KEY POINTS

  • Researchers have developed a method of creating lab-grown meat from living cells
  • Using the method, they can even create meat with a specific percentage of fat
  • The team's work adds another alternative to traditional, animal-based meats

Opening new vistas toward cruelty-free meat, researchers have now developed lab-grown meat that may be comparable to the real deal.

In a new study published in Cells Tissues Organs, researchers from McMaster University described their concept for lab-grown meat and said it is more similar in texture and flavor to real meat compared to other meat alternatives.

McMaster University news release explained that the method the researchers applied was adapted from the one being used in tissue engineering for human transplants. Essentially, the researchers grew cultivated muscle and fat tissue from sheets of living cells, and then stacked them together to form the lab-grown meat.

"This layer-by-layer self-assembly and stacking process is [sic] fast (four days of culture to form sheets and few hours for assembly) and scalable (stable sheets with diameters >3 cm are formed)," the researchers wrote in their study.

"Tissues formed with only muscle cells were equivalent to lean meat with comparable protein and fat contents (lean beef had 1.5 and 0.9 times protein and fat, respectively, as our constructs)," the report said.

As part of the study, the researchers created the cultured meat from mouse cells but did not eat it. However, they later tried making and eating meat from rabbit cells, the news release noted.

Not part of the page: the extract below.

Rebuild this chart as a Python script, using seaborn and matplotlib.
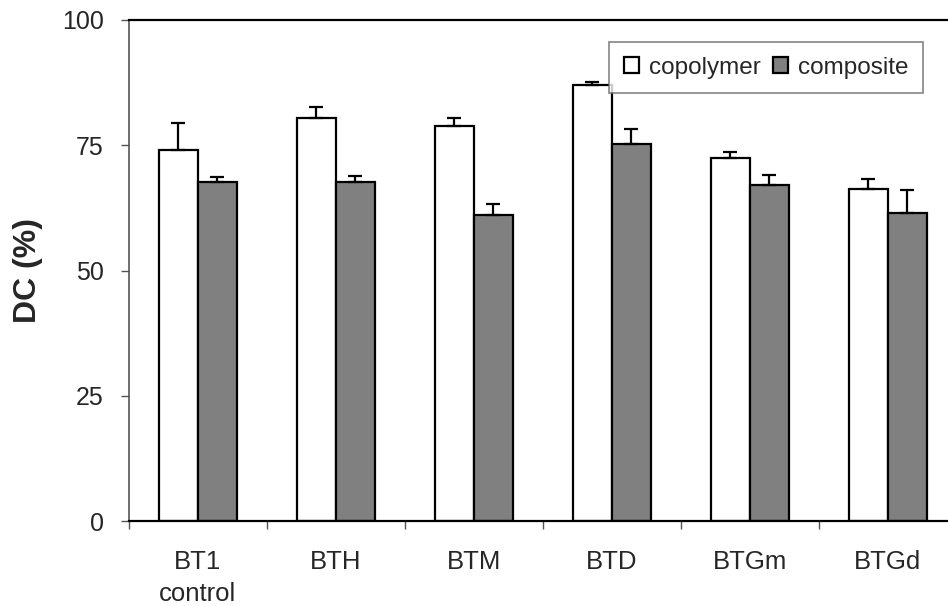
import numpy as np
import pandas as pd
import matplotlib
matplotlib.use("Agg")
import matplotlib.pyplot as plt
import seaborn as sns

# Data
groups = ["BT1\ncontrol", "BTH", "BTM", "BTD", "BTGm", "BTGd"]
copolymer = [74.1, 80.5, 78.8, 87.0, 72.4, 66.3]
copolymer_err = [5.4, 2.1, 1.6, 0.7, 1.3, 2.0]
composite = [67.7, 67.7, 61.0, 75.2, 67.0, 61.5]
composite_err = [0.9, 1.2, 2.2, 3.0, 2.0, 4.5]
series = ["copolymer", "composite"]

df = pd.DataFrame({
    "group": groups * 2,
    "type": [series[0]] * len(groups) + [series[1]] * len(groups),
    "DC": copolymer + composite,
})

sns.set_style("white")
plt.rcParams["font.family"] = ["Liberation Sans", "DejaVu Sans"]

fig = plt.figure(figsize=(9.48, 6.06), dpi=100)
ax = fig.add_axes([0.136, 0.140, 0.873, 0.827])

sns.barplot(data=df, x="group", y="DC", hue="type", order=groups,
            hue_order=series, palette=["white", "#808080"],
            edgecolor="black", linewidth=1.6, width=0.565, gap=0,
            errorbar=None, ax=ax)

# one-sided error bars on top of each bar
errs = copolymer_err + composite_err
vals = copolymer + composite
xs = [p.get_x() + p.get_width() / 2 for p in ax.patches[:len(vals)]]
ax.errorbar(xs, vals, yerr=[np.zeros(len(errs)), errs], fmt="none",
            ecolor="black", elinewidth=1.6, capsize=4.7, capthick=1.6)

ax.set_xlim(-0.5, len(groups) - 0.5)
ax.set_ylim(0, 100)
ax.set_yticks([0, 25, 50, 75, 100])
ax.tick_params(axis="y", labelsize=18, direction="out", length=6,
               width=1, color="#555555", left=True, pad=12)
ax.set_xticks(range(len(groups)))
ax.set_xticklabels(groups, fontsize=18.5, linespacing=1.4)
ax.set_xticks(np.arange(-0.5, len(groups)), minor=True)
ax.tick_params(axis="x", which="major", length=0, pad=21)
ax.tick_params(axis="x", which="minor", direction="out", length=6,
               width=1, color="#555555", bottom=True)

ax.set_xlabel("")
ax.set_ylabel("DC (%)", fontsize=23, fontweight="bold", labelpad=14)

for side in ["top", "bottom"]:
    ax.spines[side].set_color("black")
    ax.spines[side].set_linewidth(1.6)
ax.spines["left"].set_color("#555555")
ax.spines["left"].set_linewidth(1.2)
ax.spines["right"].set_visible(False)

leg = ax.legend(loc="upper right", bbox_to_anchor=(0.9594, 0.956), ncol=2,
                fontsize=17.5, frameon=True, fancybox=False, borderaxespad=0,
                handlelength=0.62, handleheight=0.62, handletextpad=0.41,
                columnspacing=0.5, borderpad=0.6)
leg.get_frame().set_edgecolor("#666666")
leg.get_frame().set_linewidth(1.2)

fig.savefig("out.png", dpi=100)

"It felt and tasted just like meat," study co-author Ravi Selvaganapathy said, noting that the method will also likely work on beef, pork or chicken.

Customizable Meat?

The method allows the creation of a solid piece and even replicates the marbling of a piece of meat.

"We are creating slabs of meat," Selvaganapathy said. "Consumers will be able to buy meat with whatever percentage of fat they like – just like they do with milk."

This may not even be too far in the future since the researchers already have a start-up so they can use the technology for commercial use. What's more, Selvaganapathy noted that the method can also be used for large-scale production.

"Meat production right now is not sustainable," Selvaganapathy said. "There has to be an alternative way of creating meat."

The researchers' work now adds to the list of meat alternatives that are being developed for the market. Apart from plant-based meats that are already being offered even in fast-food restaurants such as Burger King and Pizza Hut, lab-grown meats are also gaining ground in the meat industry.

In December, for instance, a restaurant in Singapore began serving lab-grown chicken meat after the city-state became the first to allow the sale of lab-grown meat.